In Otopeni, detainees are informed in writing, in Romanian, about the reasons for detention, according to the directors. The following day the deputy director explains the reasons for their detention and their options.

Under Romanian law, only a Prosecutor is competent to order detention. The maximum duration of the initial detention order is 30 days both for public custody and for specially designed closed spaces in Regional Centres.

Foreigners subject to detention can appeal before the territorially competent Court of Appeal within 5 days.[3] The appeal formulated against detention is subject to lighter formalities, as it is exempt from the judicial stamp duty.[4]If the applicant is detained during the Dublin procedure, it does not have suspensive effect on the detention order or on the determination of the responsible Member State.[5] The Court of Appeal has to examine the appeal within 3 days from the date of receipt, and its decision is final.

Few appeals were lodged against detention orders in 2020. In 2020, the Court of Appeal of Timișoara had registered only 7 appeals against detention orders of the Prosecutor’s Office attached to the Court of Appeal of Bucharest.[6] The Court of Appeal of Bucharest had registered only 1 appeal against detention as of 1January 2020.[7]
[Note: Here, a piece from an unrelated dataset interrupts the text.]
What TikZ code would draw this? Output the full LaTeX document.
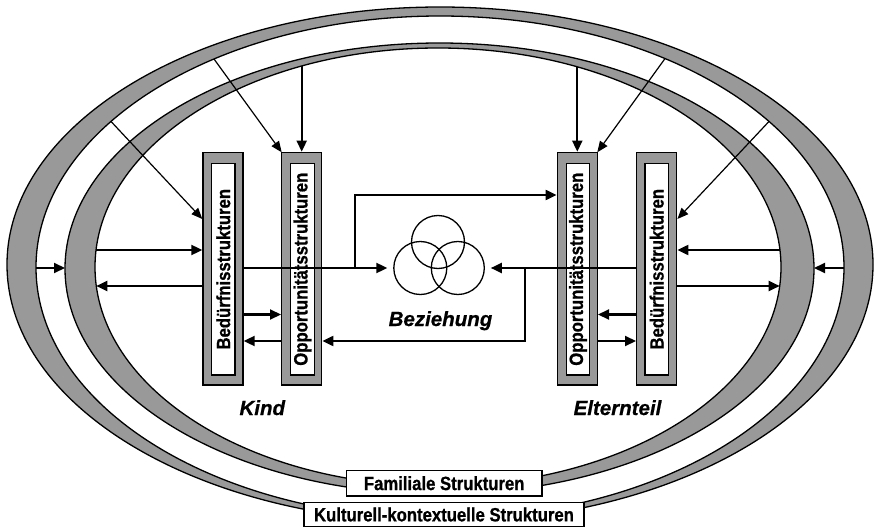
\documentclass[tikz,border=0pt]{standalone}
\usepackage{fontspec}
\setmainfont{Liberation Sans}
\newfontfamily\narrowsans[FakeStretch=0.87,FakeBold=0.8]{Liberation Sans}
\newfontfamily\heavysans[FakeBold=0.6]{Liberation Sans}
\usetikzlibrary{arrows.meta,calc}
\definecolor{bandgray}{RGB}{153,153,153}
\begin{document}
\begin{tikzpicture}[x=1pt,y=-1pt,
  band/.style={fill=bandgray, draw=black, line width=1.3pt, even odd rule},
  outerbox/.style={draw=black, fill=bandgray, line width=1.4pt, minimum width=40pt, minimum height=232.7pt, inner sep=0pt},
  innerbox/.style={draw=black, fill=white, line width=1.3pt, rotate=90, minimum width=211.7pt, minimum height=23.5pt, inner sep=0pt, font=\narrowsans\fontsize{19.2}{20}\selectfont\bfseries},
  conn/.style={line width=2.1pt},
  arr/.style={conn, -{Triangle[length=11pt,width=10pt]}},
  thinarr/.style={line width=1.2pt, -{Triangle[length=11pt,width=9pt]}},
  ring/.style={circle, draw=black, line width=1.3pt, minimum size=53pt, inner sep=0pt, outer sep=6.5pt},
  role/.style={font=\heavysans\fontsize{20.5}{24}\selectfont\bfseries\itshape, anchor=base, inner sep=0pt},
  tag/.style={draw=black, fill=white, line width=1.4pt, inner sep=0pt, font=\narrowsans\fontsize{19.2}{20}\selectfont\bfseries}
]
\useasboundingbox (0,0) rectangle (876,527);

% crescents
\path[band] (440,264.6) ellipse[x radius=433pt, y radius=257.6pt]
            (440,267.3) ellipse[x radius=404pt, y radius=251.3pt];
\path[band] (439.5,268.5) ellipse[x radius=374.5pt, y radius=225.5pt]
            (438,267) ellipse[x radius=343pt, y radius=219pt];

% helper levels
\coordinate (Y195) at (0,195);
\coordinate (Y219) at (0,219);
\coordinate (Y268) at (0,268);
\coordinate (Y314) at (0,314.5);
\coordinate (Y341) at (0,341);

% points on the crescents
\coordinate (tk) at (301.7,{267-219*sqrt(1-((301.7-438)/343)^2)});
\coordinate (te) at (577.3,{267-219*sqrt(1-((577.3-438)/343)^2)});
\coordinate (dk1) at (214,{267.3-251.3*sqrt(1-((214-440)/404)^2)});
\coordinate (dk2) at (111,{267.3-251.3*sqrt(1-((111-440)/404)^2)});
\coordinate (de1) at (665,{267.3-251.3*sqrt(1-((665-440)/404)^2)});
\coordinate (de2) at (769,{267.3-251.3*sqrt(1-((769-440)/404)^2)});
\coordinate (hk250) at ({438-343*sqrt(1-((250-267)/219)^2)},250);
\coordinate (hk286) at ({438-343*sqrt(1-((286-267)/219)^2)},286);
\coordinate (he250) at ({438+343*sqrt(1-((250-267)/219)^2)},250);
\coordinate (he286) at ({438+343*sqrt(1-((286-267)/219)^2)},286);
\coordinate (ok) at ({440-404*sqrt(1-((268-267.3)/251.3)^2)},268);
\coordinate (ik) at ({439.5-374.5*sqrt(1-((268-268.5)/225.5)^2)},268);
\coordinate (oe) at ({440+404*sqrt(1-((268-267.3)/251.3)^2)},268);
\coordinate (ie) at ({439.5+374.5*sqrt(1-((268-268.5)/225.5)^2)},268);

% diagonal connectors
\draw[thinarr] (dk1) -- (281.7,152.3) coordinate (kon);
\draw[thinarr] (de1) -- (597.3,152.3) coordinate (eon);

% boxes
\node[outerbox] (kb) at (223,268.7) {};
\node[outerbox] (ko) at (301.7,268.7) {};
\node[outerbox] (eo) at (577.3,268.7) {};
\node[outerbox] (eb) at (656.7,268.7) {};
\node[innerbox] (kbi) at (223.3,269.2) {Bedürfnisstrukturen};
\node[innerbox] (koi) at (302.5,269.2) {Opportunitätsstrukturen};
\node[innerbox] (eoi) at (578,269.2) {Opportunitätsstrukturen};
\node[innerbox] (ebi) at (656.7,269.2) {Bedürfnisstrukturen};

\draw[thinarr] (dk2) -- (kb.west |- Y219);
\draw[thinarr] (de2) -- (eb.east |- Y219);

% relationship symbol
\node[ring] (c1) at (438,242) {};
\node[ring] (c2) at (420.3,268) {};
\node[ring] (c3) at (457.8,268) {};
\node[role] (bez) at (440.5,326) {Beziehung};

% connectors
\draw[arr] (tk) -- (ko.north);
\draw[arr] (te) -- (eo.north);
\draw[arr] (hk250) -- (kb.west |- hk250);
\draw[arr] (kb.west |- hk286) -- (hk286);
\draw[arr] (he250) -- (eb.east |- he250);
\draw[arr] (eb.east |- he286) -- (he286);
\draw[arr] (ok) -- (ik);
\draw[arr] (oe) -- (ie);
\draw[arr] (kb.east |- Y314) -- (ko.west |- Y314);
\draw[arr] (ko.west |- Y341) -- (kb.east |- Y341);
\draw[arr] (eb.west |- Y314) -- (eo.east |- Y314);
\draw[arr] (eo.east |- Y341) -- (eb.west |- Y341);
\coordinate (jk) at (355,268);
\coordinate (je) at (525,268);
\draw[conn] (kb.east |- Y268) -- (jk);
\draw[arr] (jk) -- (c2.west);
\draw[arr] (jk) |- (eo.west |- Y195);
\draw[conn] (eb.west |- Y268) -- (je);
\draw[arr] (je) -- (c3.east);
\draw[arr] (je) |- (ko.east |- Y341);

% role labels
\node[role] (kind) at (262.3,415) {Kind};
\node[role] (elt) at (617.5,415) {Elternteil};

% structure tags
\node[tag, minimum width=195.5pt, minimum height=25.5pt] (fam) at (444.2,483.2) {Familiale Strukturen};
\node[tag, minimum width=280pt, minimum height=24pt] (kul) at (444,514.5) {Kulturell-kontextuelle Strukturen};
\end{tikzpicture}
\end{document}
According to the Courts of Appeal of Bucharest and Timișoara, during the state of emergency and state of alert, the court procedures in public custody cases were not affected. Court hearings were also held through videoconferences[8]. The directors of both centres confirmed this and stated that in 2020 the court hearings were held through videoconference as a general rule. In Arad the videoconference system was installed in April/May 2020.

The prolongation of detention is ordered by the territorially competent Court of Appeal, upon a motivated request by IGI, filed at least 5 days before the expiry of the time limit of initial detention. The court must rule before the expiry of the period of prior detention, and its decision is final.[9]

In general, the IGI Migration Directorate requests the extension of detention for an additional period of 5 months to enforce return decisions under escort and the court may grant an extension of detention for this period.

Questions are raised with regard to the effectiveness of judicial review against detention measures, particularly in light of recent case law from the Court of Appeal of Bucharest. In a case concerning a family from Cuba including a child enrolled at kindergarten and a grandmother suffering from thalassemia and hypertension, whose asylum application had been rejected, detained on the basis of a risk of absconding from the voluntary return procedure, the Court briefly concluded on the legality of detention. It dismissed the appellants’ argument on alternatives to detention, stating that these only apply to asylum seekers. The Court also failed to consider the best interests of the child.[10]

In the assessment of the IGI Migration Directorate’s request for a two-month extension of detention, however, the Court of Appeal noted that even though detention was not ordered against the minor child, since the centre could not provide adequate conditions for raising and educating a child, it would be contrary to the best interests of the child to maintain the family in detention.[11]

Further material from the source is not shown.